Do this => From the line with "Generate a Python" to the line with "zf_an_32 = [0.2, 0.58, 2.6, 6.48, 9.75]", both included, repeat each line exactly and leave out the pictures.

Extracted material =>
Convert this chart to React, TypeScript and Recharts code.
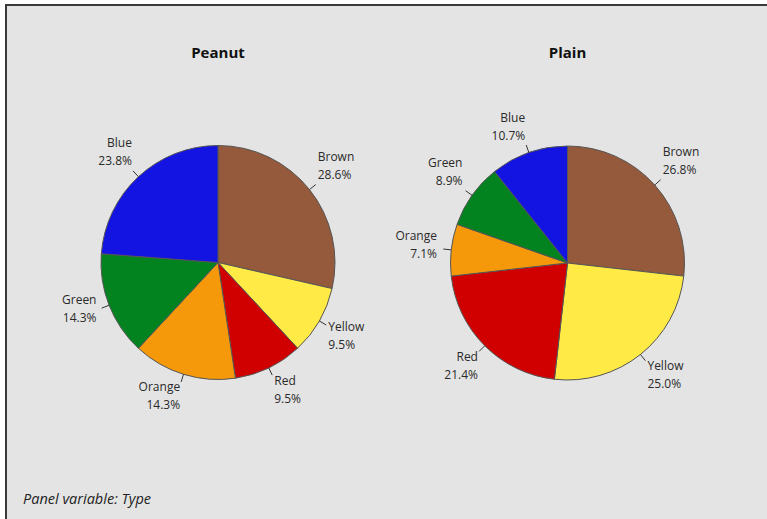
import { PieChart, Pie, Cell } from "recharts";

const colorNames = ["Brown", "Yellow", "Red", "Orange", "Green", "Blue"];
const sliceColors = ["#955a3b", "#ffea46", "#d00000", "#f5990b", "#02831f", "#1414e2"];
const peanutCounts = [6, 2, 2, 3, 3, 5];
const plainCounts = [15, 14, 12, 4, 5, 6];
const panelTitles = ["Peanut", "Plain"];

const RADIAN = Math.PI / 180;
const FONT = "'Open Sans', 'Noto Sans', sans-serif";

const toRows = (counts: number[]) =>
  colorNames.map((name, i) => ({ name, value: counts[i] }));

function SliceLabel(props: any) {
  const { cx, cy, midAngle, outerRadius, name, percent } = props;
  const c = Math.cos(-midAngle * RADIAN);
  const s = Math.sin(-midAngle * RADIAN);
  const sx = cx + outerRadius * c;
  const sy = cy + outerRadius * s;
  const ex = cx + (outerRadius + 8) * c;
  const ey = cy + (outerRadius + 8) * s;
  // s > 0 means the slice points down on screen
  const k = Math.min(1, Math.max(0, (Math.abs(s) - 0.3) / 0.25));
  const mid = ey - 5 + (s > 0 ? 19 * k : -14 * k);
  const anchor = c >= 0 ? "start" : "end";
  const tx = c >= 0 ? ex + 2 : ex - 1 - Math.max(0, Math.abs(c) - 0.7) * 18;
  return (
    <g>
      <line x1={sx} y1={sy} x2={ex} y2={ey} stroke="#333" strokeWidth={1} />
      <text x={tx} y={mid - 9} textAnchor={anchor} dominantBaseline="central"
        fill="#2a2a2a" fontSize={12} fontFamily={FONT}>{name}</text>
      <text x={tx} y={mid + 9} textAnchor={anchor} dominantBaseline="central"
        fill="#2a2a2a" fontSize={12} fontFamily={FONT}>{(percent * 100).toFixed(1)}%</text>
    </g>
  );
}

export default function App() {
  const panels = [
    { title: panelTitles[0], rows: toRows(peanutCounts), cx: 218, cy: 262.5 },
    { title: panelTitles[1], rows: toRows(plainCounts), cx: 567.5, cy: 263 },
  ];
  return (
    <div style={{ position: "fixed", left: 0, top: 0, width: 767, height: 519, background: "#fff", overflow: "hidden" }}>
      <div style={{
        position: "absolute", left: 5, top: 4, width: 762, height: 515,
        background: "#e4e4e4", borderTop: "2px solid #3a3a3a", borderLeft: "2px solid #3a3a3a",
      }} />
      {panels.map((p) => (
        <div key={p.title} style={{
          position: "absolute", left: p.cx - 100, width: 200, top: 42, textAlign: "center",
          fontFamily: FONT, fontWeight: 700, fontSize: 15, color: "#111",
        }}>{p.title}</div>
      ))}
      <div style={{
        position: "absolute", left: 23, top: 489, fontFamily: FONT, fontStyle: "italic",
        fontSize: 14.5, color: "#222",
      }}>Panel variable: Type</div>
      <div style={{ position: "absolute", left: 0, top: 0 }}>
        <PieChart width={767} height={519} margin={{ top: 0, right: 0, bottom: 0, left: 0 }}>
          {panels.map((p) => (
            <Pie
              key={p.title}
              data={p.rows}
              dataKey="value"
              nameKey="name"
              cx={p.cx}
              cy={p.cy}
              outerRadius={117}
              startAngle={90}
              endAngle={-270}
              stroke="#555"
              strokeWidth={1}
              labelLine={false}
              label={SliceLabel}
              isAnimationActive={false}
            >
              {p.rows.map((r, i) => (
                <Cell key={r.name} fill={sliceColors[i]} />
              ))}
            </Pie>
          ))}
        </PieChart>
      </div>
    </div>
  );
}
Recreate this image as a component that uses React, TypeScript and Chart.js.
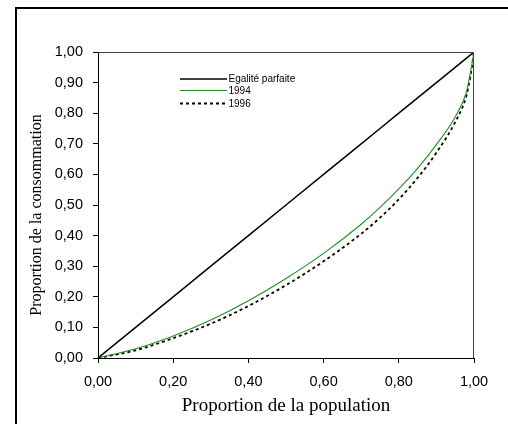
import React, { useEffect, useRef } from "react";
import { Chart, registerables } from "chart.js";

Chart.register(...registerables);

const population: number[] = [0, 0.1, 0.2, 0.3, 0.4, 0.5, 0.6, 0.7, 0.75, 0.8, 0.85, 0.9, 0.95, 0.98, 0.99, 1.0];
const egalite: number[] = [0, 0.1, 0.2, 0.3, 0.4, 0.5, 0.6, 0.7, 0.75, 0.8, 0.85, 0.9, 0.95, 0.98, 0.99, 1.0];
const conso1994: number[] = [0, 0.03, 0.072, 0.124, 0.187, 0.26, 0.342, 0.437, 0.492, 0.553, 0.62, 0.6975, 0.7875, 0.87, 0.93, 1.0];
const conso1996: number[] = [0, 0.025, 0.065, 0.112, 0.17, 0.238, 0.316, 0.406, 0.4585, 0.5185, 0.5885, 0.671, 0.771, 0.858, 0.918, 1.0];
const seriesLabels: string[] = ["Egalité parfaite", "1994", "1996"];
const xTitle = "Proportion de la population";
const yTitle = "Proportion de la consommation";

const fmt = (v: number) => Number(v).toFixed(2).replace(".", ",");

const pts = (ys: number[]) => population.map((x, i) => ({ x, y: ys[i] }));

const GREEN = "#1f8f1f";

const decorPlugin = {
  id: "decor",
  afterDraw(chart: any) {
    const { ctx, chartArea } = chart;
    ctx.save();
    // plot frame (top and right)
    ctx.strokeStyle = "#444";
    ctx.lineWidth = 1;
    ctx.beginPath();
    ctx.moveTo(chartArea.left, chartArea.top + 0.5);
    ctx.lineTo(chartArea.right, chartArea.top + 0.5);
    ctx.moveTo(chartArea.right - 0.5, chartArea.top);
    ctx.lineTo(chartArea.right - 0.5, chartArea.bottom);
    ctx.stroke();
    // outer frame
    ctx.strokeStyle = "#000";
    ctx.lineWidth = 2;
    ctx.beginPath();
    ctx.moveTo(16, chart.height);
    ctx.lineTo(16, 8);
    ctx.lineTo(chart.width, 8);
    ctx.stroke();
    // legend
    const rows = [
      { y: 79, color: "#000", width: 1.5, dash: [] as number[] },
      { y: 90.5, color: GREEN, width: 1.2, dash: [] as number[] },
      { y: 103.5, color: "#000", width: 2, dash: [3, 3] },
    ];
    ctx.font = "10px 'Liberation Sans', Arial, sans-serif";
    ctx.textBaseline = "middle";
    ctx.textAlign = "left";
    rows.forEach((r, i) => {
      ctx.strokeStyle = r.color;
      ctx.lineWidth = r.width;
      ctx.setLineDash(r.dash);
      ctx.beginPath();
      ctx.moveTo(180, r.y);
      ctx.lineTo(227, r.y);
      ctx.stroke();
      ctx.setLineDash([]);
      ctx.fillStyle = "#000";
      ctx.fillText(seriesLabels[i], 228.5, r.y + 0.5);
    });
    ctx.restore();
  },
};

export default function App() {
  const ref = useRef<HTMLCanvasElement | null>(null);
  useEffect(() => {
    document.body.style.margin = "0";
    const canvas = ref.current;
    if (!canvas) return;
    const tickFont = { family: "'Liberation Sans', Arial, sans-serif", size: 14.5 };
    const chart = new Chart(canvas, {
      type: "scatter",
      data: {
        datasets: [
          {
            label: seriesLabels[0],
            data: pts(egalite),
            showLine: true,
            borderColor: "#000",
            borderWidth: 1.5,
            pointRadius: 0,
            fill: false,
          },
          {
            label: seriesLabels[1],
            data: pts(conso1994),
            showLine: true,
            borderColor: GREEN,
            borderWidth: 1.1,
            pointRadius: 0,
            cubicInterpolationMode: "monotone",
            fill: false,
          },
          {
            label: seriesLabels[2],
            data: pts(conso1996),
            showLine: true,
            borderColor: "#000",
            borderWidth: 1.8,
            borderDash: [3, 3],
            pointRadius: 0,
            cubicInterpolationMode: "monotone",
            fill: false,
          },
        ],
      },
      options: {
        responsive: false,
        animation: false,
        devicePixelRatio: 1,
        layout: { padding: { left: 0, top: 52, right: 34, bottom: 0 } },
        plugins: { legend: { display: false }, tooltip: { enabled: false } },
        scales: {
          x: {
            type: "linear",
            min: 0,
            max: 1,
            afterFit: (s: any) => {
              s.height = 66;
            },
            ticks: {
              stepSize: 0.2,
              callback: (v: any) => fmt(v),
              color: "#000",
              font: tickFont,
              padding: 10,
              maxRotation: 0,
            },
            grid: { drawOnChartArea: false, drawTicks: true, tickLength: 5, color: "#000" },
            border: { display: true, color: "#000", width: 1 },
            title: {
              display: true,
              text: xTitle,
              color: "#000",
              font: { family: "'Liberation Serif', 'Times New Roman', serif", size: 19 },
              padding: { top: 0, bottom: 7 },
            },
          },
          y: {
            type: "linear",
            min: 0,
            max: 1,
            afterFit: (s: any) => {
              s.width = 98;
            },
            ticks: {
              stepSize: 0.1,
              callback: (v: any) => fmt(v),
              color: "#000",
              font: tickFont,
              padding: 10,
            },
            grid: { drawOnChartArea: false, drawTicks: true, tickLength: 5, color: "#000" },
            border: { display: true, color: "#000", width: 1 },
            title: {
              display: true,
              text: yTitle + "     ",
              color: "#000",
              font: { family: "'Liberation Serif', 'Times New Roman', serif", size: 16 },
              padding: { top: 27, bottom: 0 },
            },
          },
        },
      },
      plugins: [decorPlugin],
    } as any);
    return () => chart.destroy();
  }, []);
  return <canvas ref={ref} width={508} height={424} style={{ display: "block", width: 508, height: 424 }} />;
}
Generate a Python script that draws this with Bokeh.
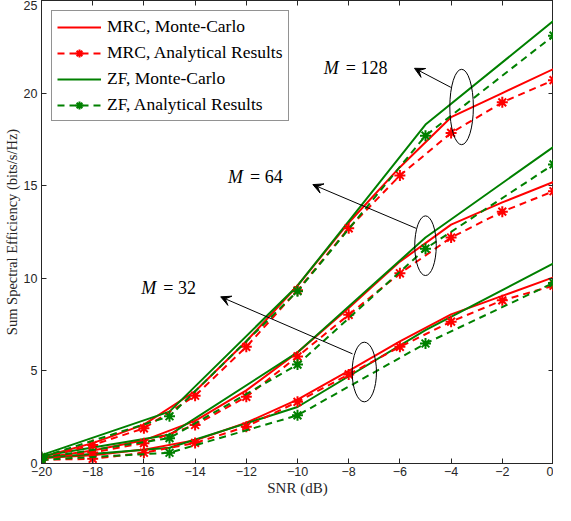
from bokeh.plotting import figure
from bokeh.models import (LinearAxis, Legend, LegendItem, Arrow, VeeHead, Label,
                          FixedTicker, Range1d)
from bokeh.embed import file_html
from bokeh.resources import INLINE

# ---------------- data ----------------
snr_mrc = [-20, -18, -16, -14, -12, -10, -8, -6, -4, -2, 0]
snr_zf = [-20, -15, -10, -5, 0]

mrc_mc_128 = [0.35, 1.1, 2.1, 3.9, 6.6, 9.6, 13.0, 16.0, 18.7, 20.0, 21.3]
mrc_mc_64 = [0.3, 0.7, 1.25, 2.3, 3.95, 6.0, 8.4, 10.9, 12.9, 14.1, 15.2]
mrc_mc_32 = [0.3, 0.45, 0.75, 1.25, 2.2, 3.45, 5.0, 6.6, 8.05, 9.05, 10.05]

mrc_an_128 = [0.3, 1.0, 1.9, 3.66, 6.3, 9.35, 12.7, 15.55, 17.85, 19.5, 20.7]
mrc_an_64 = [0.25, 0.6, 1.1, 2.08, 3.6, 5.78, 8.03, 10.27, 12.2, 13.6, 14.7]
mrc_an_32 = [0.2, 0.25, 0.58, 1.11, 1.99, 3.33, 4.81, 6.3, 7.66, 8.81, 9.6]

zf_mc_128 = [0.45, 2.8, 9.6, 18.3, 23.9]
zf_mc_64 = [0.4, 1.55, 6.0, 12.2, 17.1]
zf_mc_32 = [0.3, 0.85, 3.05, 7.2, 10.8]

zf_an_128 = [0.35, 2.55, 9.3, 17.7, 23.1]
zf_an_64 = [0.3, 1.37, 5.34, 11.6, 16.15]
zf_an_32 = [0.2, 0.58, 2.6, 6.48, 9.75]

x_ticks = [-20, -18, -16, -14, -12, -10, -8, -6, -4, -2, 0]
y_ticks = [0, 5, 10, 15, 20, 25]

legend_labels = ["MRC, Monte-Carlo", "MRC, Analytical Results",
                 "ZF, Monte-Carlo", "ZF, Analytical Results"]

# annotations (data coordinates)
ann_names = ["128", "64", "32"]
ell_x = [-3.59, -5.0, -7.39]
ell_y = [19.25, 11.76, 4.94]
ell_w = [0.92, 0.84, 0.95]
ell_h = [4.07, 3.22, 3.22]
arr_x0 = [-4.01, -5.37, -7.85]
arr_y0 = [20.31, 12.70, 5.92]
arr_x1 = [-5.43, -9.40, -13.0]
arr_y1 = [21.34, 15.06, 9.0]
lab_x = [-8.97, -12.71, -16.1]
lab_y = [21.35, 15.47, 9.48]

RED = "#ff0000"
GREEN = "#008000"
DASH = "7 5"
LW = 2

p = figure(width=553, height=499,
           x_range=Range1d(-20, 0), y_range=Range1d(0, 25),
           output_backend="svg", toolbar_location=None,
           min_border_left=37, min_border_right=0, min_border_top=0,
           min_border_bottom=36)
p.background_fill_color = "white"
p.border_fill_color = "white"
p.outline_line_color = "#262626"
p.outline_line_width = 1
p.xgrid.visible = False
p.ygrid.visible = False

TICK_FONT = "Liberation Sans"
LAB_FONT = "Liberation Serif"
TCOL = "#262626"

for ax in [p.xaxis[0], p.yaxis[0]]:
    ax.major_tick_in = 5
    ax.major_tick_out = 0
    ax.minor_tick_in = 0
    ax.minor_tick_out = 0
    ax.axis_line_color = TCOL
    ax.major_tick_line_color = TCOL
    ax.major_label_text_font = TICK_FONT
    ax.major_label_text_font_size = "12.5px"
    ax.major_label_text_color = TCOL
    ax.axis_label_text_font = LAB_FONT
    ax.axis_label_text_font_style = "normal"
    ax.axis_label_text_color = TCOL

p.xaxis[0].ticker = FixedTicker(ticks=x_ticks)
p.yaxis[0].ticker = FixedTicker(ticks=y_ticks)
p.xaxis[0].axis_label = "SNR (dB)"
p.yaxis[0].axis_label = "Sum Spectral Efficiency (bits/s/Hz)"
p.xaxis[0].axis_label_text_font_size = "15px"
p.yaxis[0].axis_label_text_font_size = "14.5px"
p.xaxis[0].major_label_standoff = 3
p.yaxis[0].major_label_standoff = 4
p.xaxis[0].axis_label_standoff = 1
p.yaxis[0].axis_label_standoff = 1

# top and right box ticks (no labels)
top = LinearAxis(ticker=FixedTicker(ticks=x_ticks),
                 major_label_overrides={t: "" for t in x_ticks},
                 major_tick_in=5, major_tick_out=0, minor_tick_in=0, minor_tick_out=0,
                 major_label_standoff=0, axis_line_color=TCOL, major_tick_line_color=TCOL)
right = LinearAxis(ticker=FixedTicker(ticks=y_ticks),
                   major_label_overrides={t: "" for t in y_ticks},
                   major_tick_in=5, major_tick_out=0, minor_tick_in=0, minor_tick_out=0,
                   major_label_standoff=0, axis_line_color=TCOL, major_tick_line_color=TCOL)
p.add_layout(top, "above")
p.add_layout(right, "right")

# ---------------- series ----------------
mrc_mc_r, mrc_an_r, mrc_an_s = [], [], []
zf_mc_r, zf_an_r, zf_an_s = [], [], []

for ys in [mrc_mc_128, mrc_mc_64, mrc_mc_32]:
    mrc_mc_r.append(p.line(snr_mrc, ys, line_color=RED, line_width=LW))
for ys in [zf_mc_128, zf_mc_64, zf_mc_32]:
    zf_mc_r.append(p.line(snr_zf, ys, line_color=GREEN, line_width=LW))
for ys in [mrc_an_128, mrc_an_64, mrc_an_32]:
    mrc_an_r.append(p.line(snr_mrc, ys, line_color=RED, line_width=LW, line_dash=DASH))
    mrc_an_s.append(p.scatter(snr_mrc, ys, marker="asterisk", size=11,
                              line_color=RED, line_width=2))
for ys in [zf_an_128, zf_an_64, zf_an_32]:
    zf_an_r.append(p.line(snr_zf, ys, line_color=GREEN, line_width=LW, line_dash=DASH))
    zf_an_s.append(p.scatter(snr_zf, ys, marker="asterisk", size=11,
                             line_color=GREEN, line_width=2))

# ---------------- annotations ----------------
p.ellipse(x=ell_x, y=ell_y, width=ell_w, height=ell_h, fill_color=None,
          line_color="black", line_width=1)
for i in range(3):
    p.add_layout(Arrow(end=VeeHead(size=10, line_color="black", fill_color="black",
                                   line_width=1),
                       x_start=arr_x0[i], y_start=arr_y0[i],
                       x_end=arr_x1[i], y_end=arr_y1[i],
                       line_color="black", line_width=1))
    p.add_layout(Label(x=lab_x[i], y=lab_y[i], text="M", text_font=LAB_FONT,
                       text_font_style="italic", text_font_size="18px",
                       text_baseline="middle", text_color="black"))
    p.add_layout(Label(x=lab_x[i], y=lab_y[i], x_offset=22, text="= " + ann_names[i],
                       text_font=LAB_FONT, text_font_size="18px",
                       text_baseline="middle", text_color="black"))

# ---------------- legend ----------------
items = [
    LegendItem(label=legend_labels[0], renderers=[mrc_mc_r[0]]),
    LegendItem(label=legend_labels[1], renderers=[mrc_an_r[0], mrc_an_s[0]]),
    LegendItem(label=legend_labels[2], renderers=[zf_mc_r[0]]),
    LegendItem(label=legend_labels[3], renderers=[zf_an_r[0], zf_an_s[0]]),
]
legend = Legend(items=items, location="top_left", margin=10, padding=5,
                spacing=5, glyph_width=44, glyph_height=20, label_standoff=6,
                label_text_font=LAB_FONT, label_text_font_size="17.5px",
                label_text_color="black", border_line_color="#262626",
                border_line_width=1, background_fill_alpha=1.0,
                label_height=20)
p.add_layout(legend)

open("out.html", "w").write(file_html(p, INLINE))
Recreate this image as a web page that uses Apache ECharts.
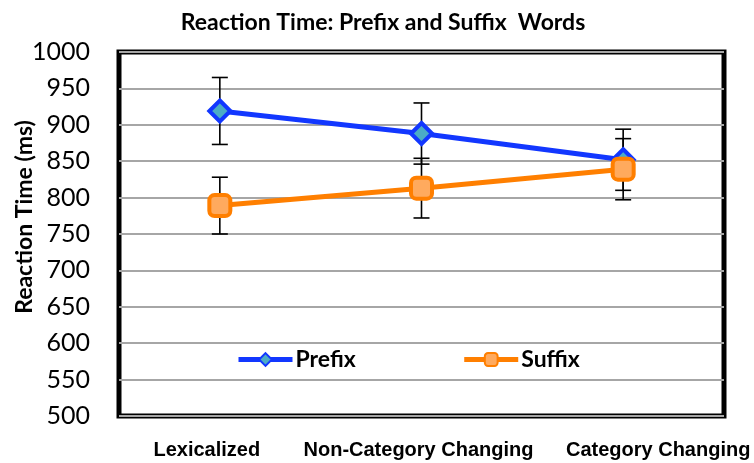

Full response =>
Generate a Python script that draws this with Bokeh.
from bokeh.plotting import figure
from bokeh.models import (LinearAxis, Legend, LegendItem, Arrow, VeeHead, Label,
                          FixedTicker, Range1d)
from bokeh.embed import file_html
from bokeh.resources import INLINE

# ---------------- data ----------------
snr_mrc = [-20, -18, -16, -14, -12, -10, -8, -6, -4, -2, 0]
snr_zf = [-20, -15, -10, -5, 0]

mrc_mc_128 = [0.35, 1.1, 2.1, 3.9, 6.6, 9.6, 13.0, 16.0, 18.7, 20.0, 21.3]
mrc_mc_64 = [0.3, 0.7, 1.25, 2.3, 3.95, 6.0, 8.4, 10.9, 12.9, 14.1, 15.2]
mrc_mc_32 = [0.3, 0.45, 0.75, 1.25, 2.2, 3.45, 5.0, 6.6, 8.05, 9.05, 10.05]

mrc_an_128 = [0.3, 1.0, 1.9, 3.66, 6.3, 9.35, 12.7, 15.55, 17.85, 19.5, 20.7]
mrc_an_64 = [0.25, 0.6, 1.1, 2.08, 3.6, 5.78, 8.03, 10.27, 12.2, 13.6, 14.7]
mrc_an_32 = [0.2, 0.25, 0.58, 1.11, 1.99, 3.33, 4.81, 6.3, 7.66, 8.81, 9.6]

zf_mc_128 = [0.45, 2.8, 9.6, 18.3, 23.9]
zf_mc_64 = [0.4, 1.55, 6.0, 12.2, 17.1]
zf_mc_32 = [0.3, 0.85, 3.05, 7.2, 10.8]

zf_an_128 = [0.35, 2.55, 9.3, 17.7, 23.1]
zf_an_64 = [0.3, 1.37, 5.34, 11.6, 16.15]
zf_an_32 = [0.2, 0.58, 2.6, 6.48, 9.75]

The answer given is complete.